For even more about read groups and how to define them, see the Dictionary entry here.
SO:coordinate flag tells you what is the ordering of reads in your BAM file. If you have more than one contig in your file (which is usually the case; but here we're working with a tiny demo file) you'll have to infer the contig order by, you know, looking at it.
There's a Picard tool called SortSam that will sort a BAM file according to a given sort order parameter. A similar utility exists in Samtools, but we recommend the Picard tool because SortSam will also set a flag in the header that specifies that the file is correctly sorted, and this flag is necessary for the GATK to know it is safe to process the data. For contigs, there's also a tool in Picard called ReorderSam that allows you to reorder the contigs to match a given reference sequence dictionary.
There are good ways, mediocre ways, and downright disastrously wrong ways to subset read data. The biggest pitfall that you must absolutely avoid is messing with the sequence dictionary.
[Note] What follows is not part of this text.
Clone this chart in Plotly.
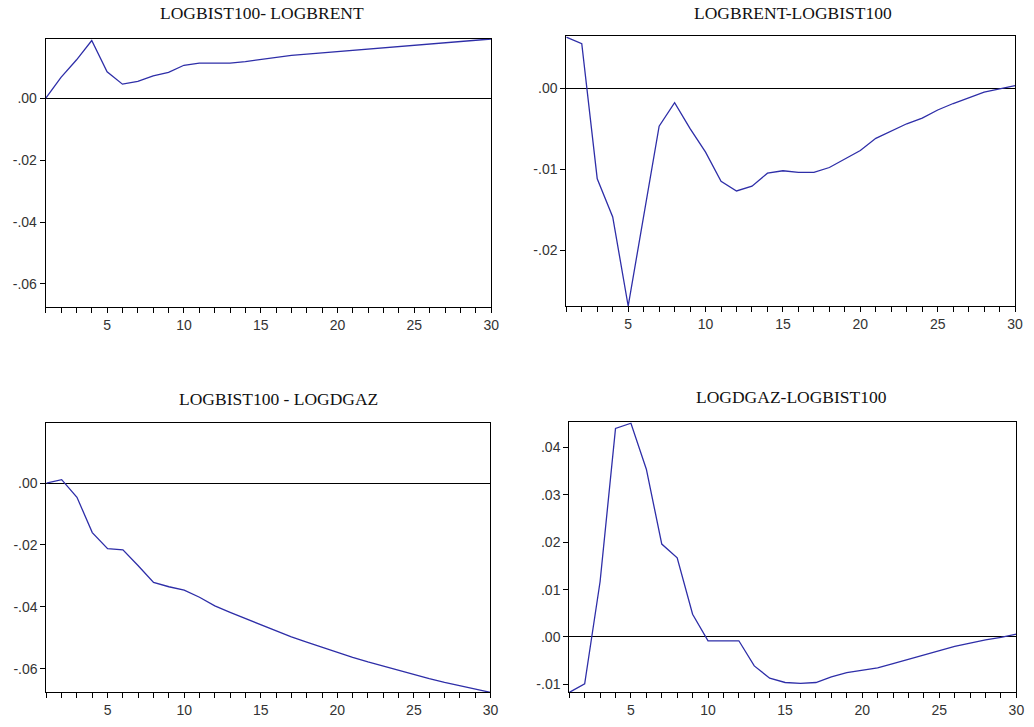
import plotly.graph_objects as go

periods = list(range(1, 31))

bist_brent = [0.0, 0.0068, 0.0124, 0.0187, 0.0086, 0.0046, 0.0055, 0.0073, 0.0084, 0.0107,
              0.0114, 0.0114, 0.0114, 0.0119, 0.0126, 0.0134, 0.0139, 0.0143, 0.0147, 0.0151,
              0.0155, 0.0160, 0.0164, 0.0168, 0.0173, 0.0177, 0.0181, 0.0185, 0.0189, 0.0192]

brent_bist = [0.0063, 0.0055, -0.0112, -0.0159, -0.0269, -0.0159, -0.0047, -0.0018, -0.0050, -0.0079,
              -0.0115, -0.0127, -0.0121, -0.0105, -0.0102, -0.0104, -0.0104, -0.0098, -0.0088, -0.0077,
              -0.0062, -0.0053, -0.0044, -0.0037, -0.0027, -0.0019, -0.0012, -0.0005, -0.0001, 0.0003]

bist_dgaz = [0.0, 0.0011, -0.0046, -0.0160, -0.0212, -0.0216, -0.0267, -0.0321, -0.0335, -0.0346,
             -0.0369, -0.0397, -0.0418, -0.0438, -0.0459, -0.0479, -0.0497, -0.0514, -0.0531, -0.0547,
             -0.0563, -0.0578, -0.0592, -0.0606, -0.0619, -0.0632, -0.0644, -0.0655, -0.0666, -0.0676]

dgaz_bist = [-0.0117, -0.0099, 0.0117, 0.0440, 0.0451, 0.0354, 0.0196, 0.0167, 0.0048, -0.0008,
             -0.0008, -0.0008, -0.0061, -0.0087, -0.0096, -0.0098, -0.0096, -0.0084, -0.0075, -0.0070,
             -0.0065, -0.0056, -0.0047, -0.0038, -0.0029, -0.0020, -0.0013, -0.0006, -0.0001, 0.0006]

titles = ["LOGBIST100- LOGBRENT", "LOGBRENT-LOGBIST100", "LOGBIST100 - LOGDGAZ", "LOGDGAZ-LOGBIST100"]

x_tick_vals = periods
x_tick_text = [str(p) if p % 5 == 0 else "" for p in periods]

y_ticks_a = [0.00, -0.02, -0.04, -0.06]
y_text_a = [".00", "-.02", "-.04", "-.06"]
y_ticks_b = [0.00, -0.01, -0.02]
y_text_b = [".00", "-.01", "-.02"]
y_ticks_d = [0.04, 0.03, 0.02, 0.01, 0.00, -0.01]
y_text_d = [".04", ".03", ".02", ".01", ".00", "-.01"]

series = [bist_brent, brent_bist, bist_dgaz, dgaz_bist]
yranges = [[-0.0675, 0.0193], [-0.0269, 0.0064], [-0.0676, 0.0194], [-0.01167, 0.0453]]
yticks = [(y_ticks_a, y_text_a), (y_ticks_b, y_text_b), (y_ticks_a, y_text_a), (y_ticks_d, y_text_d)]

W, H = 1034, 727
boxes = [  # left, right, top, bottom in page pixels
    (46, 495, 38.7, 307),
    (570.7, 1023, 36.3, 306),
    (46.7, 494.3, 423, 692.3),
    (573.7, 1024.3, 422.3, 692.3),
]
title_pos = [(264, 13), (799, 13), (281, 399), (798, 397)]

fig = go.Figure()
line_color = "#2e2ea8"
tick_font = dict(family="Liberation Sans, Arial, sans-serif", size=14, color="#333333")

for i in range(4):
    n = "" if i == 0 else str(i + 1)
    fig.add_trace(go.Scatter(x=periods, y=series[i], mode="lines",
                             line=dict(color=line_color, width=1.3),
                             xaxis="x" + n, yaxis="y" + n, showlegend=False,
                             hoverinfo="skip"))
    l, r, t, b = boxes[i]
    xa = dict(domain=[l / W, r / W], range=[1, 30], anchor="y" + n,
              tickvals=x_tick_vals, ticktext=x_tick_text, ticks="outside", ticklen=5,
              tickcolor="black", tickwidth=1, showgrid=False, zeroline=False,
              showline=True, linecolor="black", linewidth=1, mirror=True,
              tickfont=tick_font)
    ya = dict(domain=[1 - b / H, 1 - t / H], range=yranges[i], anchor="x" + n,
              tickvals=yticks[i][0], ticktext=yticks[i][1], ticks="outside", ticklen=5,
              tickcolor="black", tickwidth=1, showgrid=False,
              zeroline=True, zerolinecolor="black", zerolinewidth=1,
              showline=True, linecolor="black", linewidth=1, mirror=True,
              tickfont=tick_font)
    fig.update_layout(**{"xaxis" + n: xa, "yaxis" + n: ya})
    tx, ty = title_pos[i]
    fig.add_annotation(text=titles[i], x=tx / W, y=1 - ty / H,
                       xref="paper", yref="paper",
                       showarrow=False, xanchor="center", yanchor="middle",
                       font=dict(family="Liberation Serif, Times New Roman, serif", size=17.5, color="#111111"))

fig.update_layout(width=W, height=H, margin=dict(l=0, r=0, t=0, b=0),
                  paper_bgcolor="white", plot_bgcolor="white")

fig.write_html("out.html",
               config={"displayModeBar": False, "staticPlot": True},
               post_script="document.body.style.margin='0px';document.body.style.overflow='hidden';")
It may seem like a good idea to reduce the file size by isolating a single chromosome -- but unless you're doing it strictly for testing or demo purposes (like we do with our mini-reference, shown above), chances are you're shooting yourself in the foot and will come to regret it.
If you don't believe us, take it from Sam Nicholls, a GATK user who went through a very painful experience and wrote it up in painstaking (and quite humorous) detail in his blog.
TL;DR: You can use intervals to restrict any analysis to a subset of your data, or use PrintReads (again with intervals) to subset/extract data to a separate file.